Perth from King’s Park. I can never look down on the panorama of that young and lovely city from the natural parkland on the crest of Mount Eliza that is its crowning glory without a vision of the past, the dim and timeless past when a sylvan people wandered its woods untrammelled, with no care or thought for yesterday or tomorrow, or of a world other than their own. Scarcely a hundred years have passed since that symmetry of streets and suburbs was a pathless bushland, a tangle of trees and scrub and swamp with the broad blue ribbon of river running through it, widening from a thread of silver at the foot of the ranges to the estuary marshes and the sea.
Through it all, a kangaroo skin slung carelessly over his shoulders, a few spears in his hand, strode the first landlord, catching fish in the river-shallows, spearing the emu and the kangaroo, and finding the roots and fruits that were his daily bread. His women and children meekly followed, carrying his spare weapons, their own household gods, and perhaps a baby swung in the kangaroo-skin bag. Every spring and gully, every quaintly distorted tree, every patch of red ochre or white pipe-clay was his landmark, and every point, hill, valley, slope or flat from the river’s source to its mouth had its name. Simple in his needs in a land of plenty, knowing none other than the age-old laws of life, and mating, and death, that have been his through the unreasoning centuries, he was a barbarian, but his lot was happy. As far as humans can, he lived in perfect amity with his fellows.
For hundreds of miles about him the people of the country were all his kindred, and the campfires dotting the river-flats, and the ranges, and the sea-coasts, and the great timber-forests were fires of friendliness.

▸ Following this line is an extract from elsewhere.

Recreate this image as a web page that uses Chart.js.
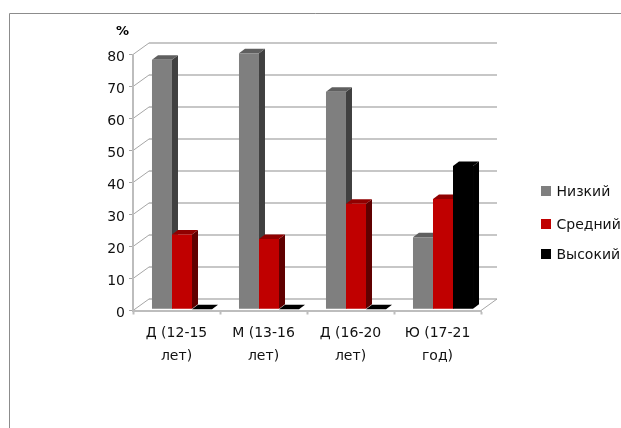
<!DOCTYPE html>
<html>
<head>
<meta charset="utf-8">
<style>
  html, body { margin: 0; padding: 0; background: #fff; overflow: hidden; }
  canvas { display: block; }
</style>
<script src="https://cdn.jsdelivr.net/npm/chart.js@4"></script>
</head>
<body>
<canvas id="chart" width="621" height="428"></canvas>
<script>
const categories = [['Д (12-15', 'лет)'], ['М (13-16', 'лет)'], ['Д (16-20', 'лет)'], ['Ю (17-21', 'год)']];
const seriesNames = ['Низкий', 'Средний', 'Высокий'];
const lowValues = [78, 80, 68, 22.5];
const midValues = [23.4, 22, 33, 34.5];
const highValues = [0, 0, 0, 44.8];
const yTicks = [0, 10, 20, 30, 40, 50, 60, 70, 80];

const fontFamily = '"DejaVu Sans", sans-serif';
const frontColors = ['#7f7f7f', '#c00000', '#000000'];
const sideColors = ['#404040', '#600000', '#000000'];
const topColors = ['#5f5f5f', '#900000', '#000000'];

// depth of the floor/walls and of the columns standing on it
const wallDepth = { x: 16, y: -11.5 };
const barDepth = { x: 6, y: -4.5 };
const barShift = { x: 5.5, y: -1.2 };

function fillPoly(ctx, color, pts) {
    ctx.fillStyle = color;
    ctx.beginPath();
    pts.forEach((p, i) => i ? ctx.lineTo(p[0], p[1]) : ctx.moveTo(p[0], p[1]));
    ctx.closePath();
    ctx.fill();
}

function strokeLine(ctx, x1, y1, x2, y2) {
    ctx.beginPath();
    ctx.moveTo(x1, y1);
    ctx.lineTo(x2, y2);
    ctx.stroke();
}

const scenePlugin = {
    id: 'scene',
    // outer frame, back wall lines and floor
    beforeDraw(chart) {
        const { ctx, chartArea: a, scales: { y } } = chart;

        // y labels sit a little below their ticks
        const items = y.getLabelItems(a);
        if (!items.moved) {
            items.forEach(item => { item.textOffset += 3; });
            items.moved = true;
        }

        ctx.save();
        ctx.strokeStyle = '#8c8c8c';
        ctx.lineWidth = 1;
        ctx.beginPath();
        ctx.moveTo(9.5, 428);
        ctx.lineTo(9.5, 13.5);
        ctx.lineTo(621, 13.5);
        ctx.stroke();

        yTicks.forEach(v => {
            const py = y.getPixelForValue(v);
            ctx.strokeStyle = '#a6a6a6';
            ctx.lineWidth = 1;
            strokeLine(ctx, a.left, py, a.left + wallDepth.x, py + wallDepth.y);
            ctx.strokeStyle = '#b4b4b4';
            ctx.lineWidth = 1.5;
            strokeLine(ctx, a.left + wallDepth.x, py + wallDepth.y, a.right + wallDepth.x, py + wallDepth.y);
        });
        ctx.strokeStyle = '#a6a6a6';
        ctx.lineWidth = 1;
        strokeLine(ctx, a.right, a.bottom, a.right + wallDepth.x, a.bottom + wallDepth.y);
        ctx.restore();
    },
    // columns go left to right so each front face covers the neighbour's side
    beforeDatasetsDraw(chart) {
        const { ctx } = chart;
        ctx.save();
        ctx.translate(barShift.x, barShift.y);
        chart.data.datasets.forEach((ds, i) => {
            chart.getDatasetMeta(i).data.forEach(bar => {
                const { x, y, base, width } = bar.getProps(['x', 'y', 'base', 'width']);
                const l = x - width / 2, r = x + width / 2;
                const dx = barDepth.x, dy = barDepth.y;
                fillPoly(ctx, sideColors[i], [[r, y], [r + dx, y + dy], [r + dx, base + dy], [r, base]]);
                fillPoly(ctx, topColors[i], [[l, y], [l + dx, y + dy], [r + dx, y + dy], [r, y]]);
                bar.draw(ctx);
            });
        });
        ctx.restore();
        return false;
    },
    afterDraw(chart) {
        const { ctx } = chart;
        ctx.save();
        ctx.textBaseline = 'middle';
        ctx.fillStyle = '#000';
        ctx.font = 'bold 13px ' + fontFamily;
        ctx.textAlign = 'center';
        ctx.fillText('%', 122.5, 32);

        const rowY = [191, 224, 254];
        ctx.textAlign = 'left';
        ctx.font = '14px ' + fontFamily;
        seriesNames.forEach((name, i) => {
            ctx.fillStyle = frontColors[i];
            ctx.fillRect(541, rowY[i] - 5, 10, 10);
            ctx.fillStyle = '#111';
            ctx.fillText(name, 556.5, rowY[i] + 1.5);
        });
        ctx.restore();
    }
};

new Chart(document.getElementById('chart'), {
    type: 'bar',
    data: {
        labels: categories,
        datasets: [lowValues, midValues, highValues].map((values, i) => ({
            label: seriesNames[i],
            data: values,
            backgroundColor: frontColors[i],
            borderWidth: 0,
            barPercentage: 1,
            categoryPercentage: 0.69
        }))
    },
    plugins: [scenePlugin],
    options: {
        responsive: false,
        animation: false,
        layout: { padding: { left: 0, top: 54.5, right: 140, bottom: 0 } },
        plugins: { legend: { display: false }, tooltip: { enabled: false } },
        scales: {
            x: {
                afterFit: scale => { scale.height = 117.5; },
                border: { color: '#bdbdbd', width: 2 },
                grid: { drawOnChartArea: false, tickLength: 4, tickColor: '#bdbdbd', tickWidth: 2 },
                ticks: {
                    color: '#111',
                    padding: 7,
                    maxRotation: 0,
                    font: { family: fontFamily, size: 14, lineHeight: 1.65 }
                }
            },
            y: {
                min: 0,
                max: 80,
                afterFit: scale => { scale.width = 133; },
                afterBuildTicks: scale => { scale.ticks = yTicks.map(value => ({ value })); },
                border: { color: '#bdbdbd', width: 2 },
                grid: { drawOnChartArea: false, tickLength: 4, tickColor: '#a6a6a6' },
                ticks: {
                    color: '#111',
                    padding: 4,
                    font: { family: fontFamily, size: 14 }
                }
            }
        }
    }
});
</script>
</body>
</html>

As I dream, the red glow of those fires of fancy grows hard and cold and yellow, regular as the street-lights of a city, and the ranges beyond them are lost in the shadow-even as the last of their people. Of the songs that rang to the stars in the far-off time there is no echo. The black man survived the coming of the white for little more than one lifetime. When Captain Stirling landed on the coast in 1829, he computed the aboriginal population of what he had marked out as the metropolitan area at 1,500 natives. In 1907 we buried Joobaitch, last of the Perth tribe.